Entries shown:
╔══
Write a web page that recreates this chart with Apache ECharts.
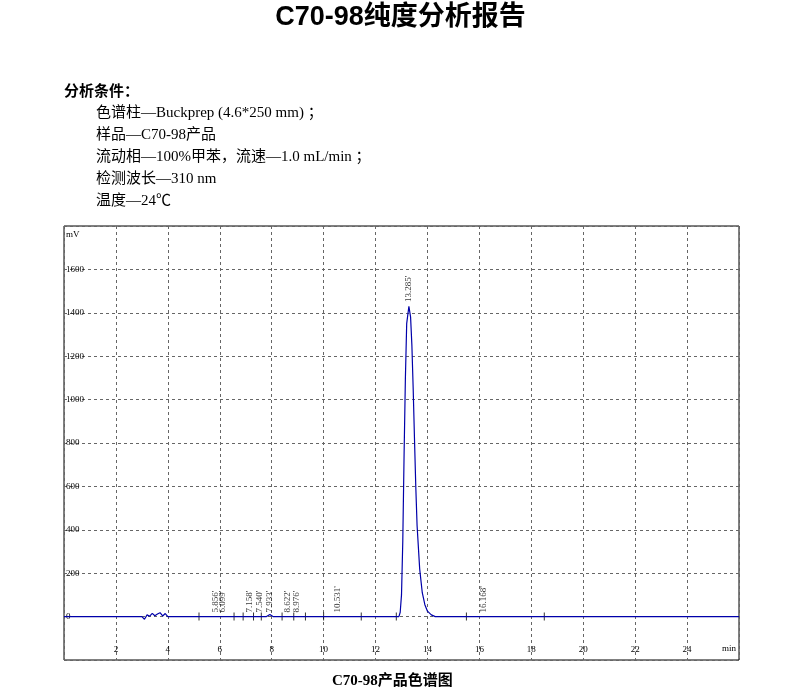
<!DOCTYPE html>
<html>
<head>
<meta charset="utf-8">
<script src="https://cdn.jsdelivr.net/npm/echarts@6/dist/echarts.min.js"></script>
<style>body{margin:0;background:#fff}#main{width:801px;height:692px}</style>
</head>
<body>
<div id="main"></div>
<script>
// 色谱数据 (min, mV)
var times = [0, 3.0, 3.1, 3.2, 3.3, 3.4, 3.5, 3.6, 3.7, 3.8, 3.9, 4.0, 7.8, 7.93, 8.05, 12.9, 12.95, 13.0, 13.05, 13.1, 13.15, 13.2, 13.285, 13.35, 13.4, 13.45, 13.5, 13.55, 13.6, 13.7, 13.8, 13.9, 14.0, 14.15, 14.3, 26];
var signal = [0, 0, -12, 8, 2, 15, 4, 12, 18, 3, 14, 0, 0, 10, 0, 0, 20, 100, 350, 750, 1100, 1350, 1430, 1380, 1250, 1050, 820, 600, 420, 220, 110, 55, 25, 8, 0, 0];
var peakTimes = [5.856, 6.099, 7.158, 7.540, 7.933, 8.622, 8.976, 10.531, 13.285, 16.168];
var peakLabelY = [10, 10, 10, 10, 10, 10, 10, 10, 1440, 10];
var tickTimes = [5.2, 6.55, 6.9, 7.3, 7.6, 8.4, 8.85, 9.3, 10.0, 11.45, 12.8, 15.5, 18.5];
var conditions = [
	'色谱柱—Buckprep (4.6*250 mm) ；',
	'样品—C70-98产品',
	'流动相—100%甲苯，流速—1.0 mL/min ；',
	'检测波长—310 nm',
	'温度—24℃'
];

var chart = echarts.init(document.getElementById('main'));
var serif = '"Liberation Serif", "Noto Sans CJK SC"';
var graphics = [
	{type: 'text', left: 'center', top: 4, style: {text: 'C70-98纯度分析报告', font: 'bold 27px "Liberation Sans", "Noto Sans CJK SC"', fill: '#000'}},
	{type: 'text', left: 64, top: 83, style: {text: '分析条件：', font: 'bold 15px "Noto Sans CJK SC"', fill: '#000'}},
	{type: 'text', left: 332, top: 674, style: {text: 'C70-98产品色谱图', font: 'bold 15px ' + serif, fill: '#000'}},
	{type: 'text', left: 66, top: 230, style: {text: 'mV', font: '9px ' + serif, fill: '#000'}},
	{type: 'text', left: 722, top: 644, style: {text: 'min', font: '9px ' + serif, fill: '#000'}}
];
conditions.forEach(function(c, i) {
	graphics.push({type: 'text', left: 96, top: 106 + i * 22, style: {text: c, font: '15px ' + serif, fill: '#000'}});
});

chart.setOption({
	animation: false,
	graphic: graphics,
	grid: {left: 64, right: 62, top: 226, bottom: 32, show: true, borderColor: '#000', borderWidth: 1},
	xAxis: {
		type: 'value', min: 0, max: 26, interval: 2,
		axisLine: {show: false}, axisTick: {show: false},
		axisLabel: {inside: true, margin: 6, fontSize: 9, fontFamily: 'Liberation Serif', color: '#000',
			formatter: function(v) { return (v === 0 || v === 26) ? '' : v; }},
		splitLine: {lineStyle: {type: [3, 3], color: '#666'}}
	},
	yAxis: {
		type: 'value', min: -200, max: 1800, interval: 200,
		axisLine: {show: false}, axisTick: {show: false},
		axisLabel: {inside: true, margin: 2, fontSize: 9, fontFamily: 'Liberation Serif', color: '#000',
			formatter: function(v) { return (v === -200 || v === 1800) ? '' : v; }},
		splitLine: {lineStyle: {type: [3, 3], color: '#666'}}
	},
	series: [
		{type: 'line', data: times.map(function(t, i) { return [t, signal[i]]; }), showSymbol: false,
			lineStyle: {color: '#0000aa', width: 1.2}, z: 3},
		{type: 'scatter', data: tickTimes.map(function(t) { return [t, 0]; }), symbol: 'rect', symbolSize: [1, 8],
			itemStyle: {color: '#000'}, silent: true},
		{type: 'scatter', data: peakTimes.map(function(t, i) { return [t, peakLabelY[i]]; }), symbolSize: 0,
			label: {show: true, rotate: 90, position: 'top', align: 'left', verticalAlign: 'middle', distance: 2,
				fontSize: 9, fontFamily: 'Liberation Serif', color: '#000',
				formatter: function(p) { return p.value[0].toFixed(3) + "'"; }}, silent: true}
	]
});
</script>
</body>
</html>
╚══
╔══
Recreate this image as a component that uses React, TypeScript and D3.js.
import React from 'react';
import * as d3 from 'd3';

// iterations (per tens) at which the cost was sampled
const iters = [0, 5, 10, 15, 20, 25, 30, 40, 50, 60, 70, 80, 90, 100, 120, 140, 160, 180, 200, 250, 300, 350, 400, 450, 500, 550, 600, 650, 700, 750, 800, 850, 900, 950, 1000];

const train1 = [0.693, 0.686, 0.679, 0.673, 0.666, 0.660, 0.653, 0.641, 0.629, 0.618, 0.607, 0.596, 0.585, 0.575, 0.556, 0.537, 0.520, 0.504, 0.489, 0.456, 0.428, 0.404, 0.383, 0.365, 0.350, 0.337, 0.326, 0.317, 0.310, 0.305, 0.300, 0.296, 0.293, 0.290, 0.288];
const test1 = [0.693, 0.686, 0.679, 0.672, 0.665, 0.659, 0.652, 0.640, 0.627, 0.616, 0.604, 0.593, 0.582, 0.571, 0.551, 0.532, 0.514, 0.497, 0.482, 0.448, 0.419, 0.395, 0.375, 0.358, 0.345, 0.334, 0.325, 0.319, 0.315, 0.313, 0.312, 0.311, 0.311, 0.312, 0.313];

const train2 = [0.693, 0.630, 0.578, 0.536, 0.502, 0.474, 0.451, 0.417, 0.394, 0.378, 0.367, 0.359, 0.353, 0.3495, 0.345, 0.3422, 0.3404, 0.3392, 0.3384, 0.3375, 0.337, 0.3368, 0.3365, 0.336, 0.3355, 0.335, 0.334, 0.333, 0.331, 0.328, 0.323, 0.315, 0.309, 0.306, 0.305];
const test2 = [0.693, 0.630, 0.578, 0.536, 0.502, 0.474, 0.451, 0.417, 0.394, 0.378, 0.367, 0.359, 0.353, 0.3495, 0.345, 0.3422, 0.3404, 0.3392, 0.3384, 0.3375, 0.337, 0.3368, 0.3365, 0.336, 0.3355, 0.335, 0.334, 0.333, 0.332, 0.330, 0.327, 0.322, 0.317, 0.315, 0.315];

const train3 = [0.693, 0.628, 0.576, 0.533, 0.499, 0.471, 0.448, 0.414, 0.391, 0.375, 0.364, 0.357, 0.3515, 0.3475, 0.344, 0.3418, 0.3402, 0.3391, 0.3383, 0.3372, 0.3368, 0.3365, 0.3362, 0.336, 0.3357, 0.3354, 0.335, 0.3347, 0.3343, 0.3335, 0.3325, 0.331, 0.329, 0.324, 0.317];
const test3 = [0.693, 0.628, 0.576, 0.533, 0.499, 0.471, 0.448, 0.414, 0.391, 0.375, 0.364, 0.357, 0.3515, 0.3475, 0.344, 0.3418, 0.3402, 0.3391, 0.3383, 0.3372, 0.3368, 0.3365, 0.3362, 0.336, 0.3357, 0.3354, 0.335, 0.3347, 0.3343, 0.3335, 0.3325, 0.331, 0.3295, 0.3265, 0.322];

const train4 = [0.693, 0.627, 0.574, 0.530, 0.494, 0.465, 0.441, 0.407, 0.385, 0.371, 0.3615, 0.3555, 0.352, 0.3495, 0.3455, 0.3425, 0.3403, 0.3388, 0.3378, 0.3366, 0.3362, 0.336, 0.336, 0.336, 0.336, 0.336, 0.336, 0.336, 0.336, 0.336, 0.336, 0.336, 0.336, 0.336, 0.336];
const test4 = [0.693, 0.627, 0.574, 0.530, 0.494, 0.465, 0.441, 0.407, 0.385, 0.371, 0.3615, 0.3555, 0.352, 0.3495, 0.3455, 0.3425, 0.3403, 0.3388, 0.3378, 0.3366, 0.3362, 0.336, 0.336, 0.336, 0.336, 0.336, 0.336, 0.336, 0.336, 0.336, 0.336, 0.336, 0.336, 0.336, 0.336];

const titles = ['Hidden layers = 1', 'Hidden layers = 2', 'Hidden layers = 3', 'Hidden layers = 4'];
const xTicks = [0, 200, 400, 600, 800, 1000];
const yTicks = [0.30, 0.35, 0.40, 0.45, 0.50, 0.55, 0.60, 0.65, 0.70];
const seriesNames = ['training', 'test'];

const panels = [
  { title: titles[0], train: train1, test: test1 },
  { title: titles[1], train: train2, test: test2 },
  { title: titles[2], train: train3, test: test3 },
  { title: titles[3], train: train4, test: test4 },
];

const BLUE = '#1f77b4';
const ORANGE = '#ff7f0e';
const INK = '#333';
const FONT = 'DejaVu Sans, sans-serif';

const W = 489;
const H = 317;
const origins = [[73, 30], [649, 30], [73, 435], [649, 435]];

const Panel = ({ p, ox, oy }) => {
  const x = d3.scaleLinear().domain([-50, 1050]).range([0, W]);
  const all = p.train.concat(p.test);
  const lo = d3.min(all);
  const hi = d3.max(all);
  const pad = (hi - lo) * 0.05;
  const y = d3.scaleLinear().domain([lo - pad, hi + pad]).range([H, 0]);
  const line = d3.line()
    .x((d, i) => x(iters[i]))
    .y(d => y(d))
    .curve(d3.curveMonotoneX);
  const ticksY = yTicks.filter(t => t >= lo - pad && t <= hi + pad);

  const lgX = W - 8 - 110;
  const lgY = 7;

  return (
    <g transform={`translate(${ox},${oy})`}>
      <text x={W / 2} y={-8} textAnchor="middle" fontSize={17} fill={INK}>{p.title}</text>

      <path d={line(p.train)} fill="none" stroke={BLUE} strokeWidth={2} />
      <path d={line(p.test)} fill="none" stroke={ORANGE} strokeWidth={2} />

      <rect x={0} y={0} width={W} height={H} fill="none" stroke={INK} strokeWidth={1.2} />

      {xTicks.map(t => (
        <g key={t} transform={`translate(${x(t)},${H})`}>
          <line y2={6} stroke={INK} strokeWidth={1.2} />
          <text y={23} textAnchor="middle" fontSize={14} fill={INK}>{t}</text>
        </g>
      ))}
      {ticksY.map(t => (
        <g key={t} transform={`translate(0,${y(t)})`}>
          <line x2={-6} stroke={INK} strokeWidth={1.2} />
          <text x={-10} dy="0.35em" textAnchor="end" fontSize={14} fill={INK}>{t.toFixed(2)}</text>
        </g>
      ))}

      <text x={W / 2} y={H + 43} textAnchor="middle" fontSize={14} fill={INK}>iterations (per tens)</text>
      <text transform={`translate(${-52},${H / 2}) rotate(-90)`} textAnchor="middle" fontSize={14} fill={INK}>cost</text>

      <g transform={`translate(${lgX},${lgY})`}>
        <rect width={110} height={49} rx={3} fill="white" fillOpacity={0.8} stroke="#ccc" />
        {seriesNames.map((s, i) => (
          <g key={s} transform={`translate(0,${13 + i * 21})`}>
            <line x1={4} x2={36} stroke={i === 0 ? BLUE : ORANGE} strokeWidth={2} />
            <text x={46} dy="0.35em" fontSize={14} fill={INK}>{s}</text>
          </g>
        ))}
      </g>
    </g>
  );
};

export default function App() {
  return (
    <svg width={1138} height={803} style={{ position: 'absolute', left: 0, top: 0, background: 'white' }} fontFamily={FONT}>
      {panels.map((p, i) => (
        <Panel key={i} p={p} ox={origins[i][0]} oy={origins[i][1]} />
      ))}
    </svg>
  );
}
╚══
╔══
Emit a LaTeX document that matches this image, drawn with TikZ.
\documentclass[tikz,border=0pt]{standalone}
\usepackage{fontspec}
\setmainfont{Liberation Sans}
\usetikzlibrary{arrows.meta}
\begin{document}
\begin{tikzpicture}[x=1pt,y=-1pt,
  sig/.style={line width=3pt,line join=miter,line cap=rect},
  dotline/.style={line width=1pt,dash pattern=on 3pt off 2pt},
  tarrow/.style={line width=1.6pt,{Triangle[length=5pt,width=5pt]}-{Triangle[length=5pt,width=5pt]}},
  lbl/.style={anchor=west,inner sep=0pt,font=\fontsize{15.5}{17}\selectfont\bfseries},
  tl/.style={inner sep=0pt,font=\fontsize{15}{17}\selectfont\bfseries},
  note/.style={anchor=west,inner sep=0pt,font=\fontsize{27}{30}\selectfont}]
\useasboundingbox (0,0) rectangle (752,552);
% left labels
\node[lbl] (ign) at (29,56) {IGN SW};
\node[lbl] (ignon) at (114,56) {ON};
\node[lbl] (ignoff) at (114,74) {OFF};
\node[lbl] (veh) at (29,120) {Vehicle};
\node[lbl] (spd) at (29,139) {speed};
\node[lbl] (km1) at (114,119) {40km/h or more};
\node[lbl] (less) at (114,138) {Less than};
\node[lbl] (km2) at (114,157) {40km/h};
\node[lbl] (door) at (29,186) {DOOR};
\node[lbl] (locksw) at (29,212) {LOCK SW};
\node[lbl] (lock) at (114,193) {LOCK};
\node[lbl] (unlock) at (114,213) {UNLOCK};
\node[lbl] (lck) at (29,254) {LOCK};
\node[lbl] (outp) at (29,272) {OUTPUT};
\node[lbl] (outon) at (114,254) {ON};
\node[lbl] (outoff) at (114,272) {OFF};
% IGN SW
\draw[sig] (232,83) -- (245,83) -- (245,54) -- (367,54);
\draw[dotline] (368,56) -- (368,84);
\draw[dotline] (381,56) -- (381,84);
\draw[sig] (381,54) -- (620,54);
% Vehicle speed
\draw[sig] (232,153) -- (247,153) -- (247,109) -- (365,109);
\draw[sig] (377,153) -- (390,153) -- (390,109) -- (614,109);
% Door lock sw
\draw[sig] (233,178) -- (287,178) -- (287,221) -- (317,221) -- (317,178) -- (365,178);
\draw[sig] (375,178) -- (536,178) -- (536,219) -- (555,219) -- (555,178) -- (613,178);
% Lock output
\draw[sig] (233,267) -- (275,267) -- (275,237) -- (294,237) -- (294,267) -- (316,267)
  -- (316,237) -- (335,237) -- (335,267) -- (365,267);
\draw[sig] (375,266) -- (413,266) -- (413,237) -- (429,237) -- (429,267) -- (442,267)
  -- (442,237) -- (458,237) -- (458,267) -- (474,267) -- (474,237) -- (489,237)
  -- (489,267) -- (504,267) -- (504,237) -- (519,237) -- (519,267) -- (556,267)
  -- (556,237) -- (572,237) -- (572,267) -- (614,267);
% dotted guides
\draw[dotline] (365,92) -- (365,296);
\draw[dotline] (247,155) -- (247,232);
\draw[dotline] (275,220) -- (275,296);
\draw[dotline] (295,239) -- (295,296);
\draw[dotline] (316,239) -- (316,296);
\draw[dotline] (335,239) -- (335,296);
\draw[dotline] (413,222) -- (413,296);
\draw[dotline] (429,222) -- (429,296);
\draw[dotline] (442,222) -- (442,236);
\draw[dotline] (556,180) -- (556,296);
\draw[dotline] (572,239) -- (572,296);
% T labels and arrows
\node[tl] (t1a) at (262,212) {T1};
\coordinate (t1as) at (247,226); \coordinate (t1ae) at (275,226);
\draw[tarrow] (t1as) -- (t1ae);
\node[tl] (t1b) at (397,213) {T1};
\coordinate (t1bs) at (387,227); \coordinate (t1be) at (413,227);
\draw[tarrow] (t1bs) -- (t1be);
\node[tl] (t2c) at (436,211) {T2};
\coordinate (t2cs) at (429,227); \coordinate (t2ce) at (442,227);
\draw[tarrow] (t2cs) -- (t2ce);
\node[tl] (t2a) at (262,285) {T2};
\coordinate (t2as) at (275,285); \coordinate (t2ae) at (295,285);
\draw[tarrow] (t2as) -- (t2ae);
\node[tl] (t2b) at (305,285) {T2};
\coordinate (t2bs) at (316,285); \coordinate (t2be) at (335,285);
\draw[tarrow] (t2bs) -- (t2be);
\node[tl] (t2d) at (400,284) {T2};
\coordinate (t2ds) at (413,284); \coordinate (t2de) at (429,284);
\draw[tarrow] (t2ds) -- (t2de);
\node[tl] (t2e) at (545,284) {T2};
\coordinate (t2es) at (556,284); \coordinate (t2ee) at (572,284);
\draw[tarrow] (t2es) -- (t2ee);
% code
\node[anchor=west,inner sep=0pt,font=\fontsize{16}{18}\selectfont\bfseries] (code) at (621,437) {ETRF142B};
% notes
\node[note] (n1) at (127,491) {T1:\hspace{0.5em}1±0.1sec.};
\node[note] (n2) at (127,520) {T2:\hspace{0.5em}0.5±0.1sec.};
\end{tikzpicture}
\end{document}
╚══
Task description:
Reproduce the lines exactly, taking as the first line the one with "Recreate this image" and as the last line the one with "900, 950, 1000];", and include nothing else.

Solved exercise:
Recreate this image as a component that uses React, TypeScript and D3.js.
import React from 'react';
import * as d3 from 'd3';

// iterations (per tens) at which the cost was sampled
const iters = [0, 5, 10, 15, 20, 25, 30, 40, 50, 60, 70, 80, 90, 100, 120, 140, 160, 180, 200, 250, 300, 350, 400, 450, 500, 550, 600, 650, 700, 750, 800, 850, 900, 950, 1000];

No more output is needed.